* start Raw data *

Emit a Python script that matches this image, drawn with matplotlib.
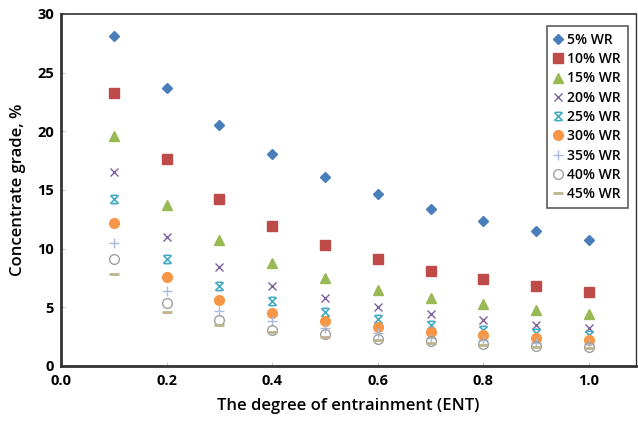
import matplotlib
matplotlib.use("Agg")
import matplotlib.pyplot as plt
from matplotlib.path import Path

plt.rcParams['font.family'] = ['Open Sans', 'DejaVu Sans']

ent = [0.1, 0.2, 0.3, 0.4, 0.5, 0.6, 0.7, 0.8, 0.9, 1.0]
labels = ['5% WR', '10% WR', '15% WR', '20% WR', '25% WR', '30% WR', '35% WR', '40% WR', '45% WR']
wr5 = [28.1, 23.7, 20.5, 18.1, 16.1, 14.7, 13.4, 12.4, 11.5, 10.7]
wr10 = [23.3, 17.6, 14.2, 11.9, 10.3, 9.1, 8.1, 7.4, 6.8, 6.3]
wr15 = [19.6, 13.7, 10.7, 8.8, 7.5, 6.5, 5.8, 5.3, 4.8, 4.4]
wr20 = [16.5, 11.0, 8.4, 6.8, 5.8, 5.0, 4.4, 3.9, 3.5, 3.2]
wr25 = [14.2, 9.1, 6.8, 5.5, 4.6, 4.0, 3.5, 3.1, 2.8, 2.6]
wr30 = [12.2, 7.6, 5.6, 4.5, 3.8, 3.3, 2.9, 2.6, 2.4, 2.2]
wr35 = [10.5, 6.4, 4.7, 3.8, 3.2, 2.8, 2.4, 2.2, 2.0, 1.9]
wr40 = [9.1, 5.4, 3.9, 3.1, 2.7, 2.3, 2.1, 1.9, 1.7, 1.6]
wr45 = [7.8, 4.6, 3.5, 2.9, 2.5, 2.2, 2.0, 1.8, 1.6, 1.5]
series = [wr5, wr10, wr15, wr20, wr25, wr30, wr35, wr40, wr45]

star = Path([(-1, -1), (1, 1), (-1, 1), (1, -1), (-0.7, 1), (0.7, 1), (-0.7, -1), (0.7, -1)],
            [Path.MOVETO, Path.LINETO, Path.MOVETO, Path.LINETO,
             Path.MOVETO, Path.LINETO, Path.MOVETO, Path.LINETO])

styles = [
    dict(marker='D', ms=5, color='#4A7EBB', mec='#4A7EBB'),
    dict(marker='s', ms=7.5, color='#BE4B48', mec='#BE4B48'),
    dict(marker='^', ms=7, color='#98B954', mec='#98B954'),
    dict(marker='x', ms=6, color='#7D60A0', mec='#7D60A0', mew=1.0),
    dict(marker=star, ms=6, color='#46AAC5', mec='#46AAC5', mew=1.2),
    dict(marker='o', ms=7, color='#F79646', mec='#F79646'),
    dict(marker='+', ms=7, color='#A9BCDB', mec='#A9BCDB', mew=1.0),
    dict(marker='o', ms=7, color='none', mfc='none', mec='#A0A0A0', mew=1.0),
    dict(marker='_', ms=7, color='#C4BD97', mec='#BDB38F', mew=2.0),
]

fig = plt.figure(figsize=(6.38, 4.24), dpi=100)
ax = fig.add_axes([0.0956, 0.1368, 0.9013, 0.8302])

for lab, ys, st in zip(labels, series, styles):
    ax.plot(ent, ys, linestyle='none', label=lab, **st)

ax.set_xlim(0, 1.089)
ax.set_ylim(0, 30)
ax.set_xticks([0.0, 0.2, 0.4, 0.6, 0.8, 1.0])
ax.set_xticklabels(['0.0', '0.2', '0.4', '0.6', '0.8', '1.0'])
ax.set_yticks([0, 5, 10, 15, 20, 25, 30])
ax.tick_params(axis='both', direction='in', length=3, color='#C8C8C8', labelsize=10.5)
ax.tick_params(axis='x', pad=6)
ax.tick_params(axis='y', pad=5)
for t in ax.get_xticklabels() + ax.get_yticklabels():
    t.set_fontweight('bold')

ax.spines['left'].set_linewidth(2.0)
ax.spines['bottom'].set_linewidth(2.0)
ax.spines['top'].set_linewidth(1.2)
ax.spines['right'].set_linewidth(1.0)
for s in ax.spines.values():
    s.set_color('#333333')

ax.set_xlabel('The degree of entrainment (ENT)', fontsize=12, fontweight='semibold', labelpad=7)
ax.set_ylabel('Concentrate grade, %', fontsize=12, fontweight='semibold', labelpad=8)

leg = ax.legend(loc='upper right', bbox_to_anchor=(0.986, 0.966), borderaxespad=0,
                frameon=True, fancybox=False,
                edgecolor='#333333', handlelength=0.6, handletextpad=0.4,
                labelspacing=0.38, borderpad=0.5, prop={'weight': 'semibold', 'size': 10})
leg.get_frame().set_linewidth(1.2)

fig.savefig('out.png', dpi=100)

* end Raw data *

# The problem
Begin at the first line of the data above and repeat each line exactly, stopping after the line containing "plt.rcParams['font.family'] = ['Open". Omit the pictures.

# Expected output
Emit a Python script that matches this image, drawn with matplotlib.
import matplotlib
matplotlib.use("Agg")
import matplotlib.pyplot as plt
from matplotlib.path import Path

plt.rcParams['font.family'] = ['Open Sans', 'DejaVu Sans']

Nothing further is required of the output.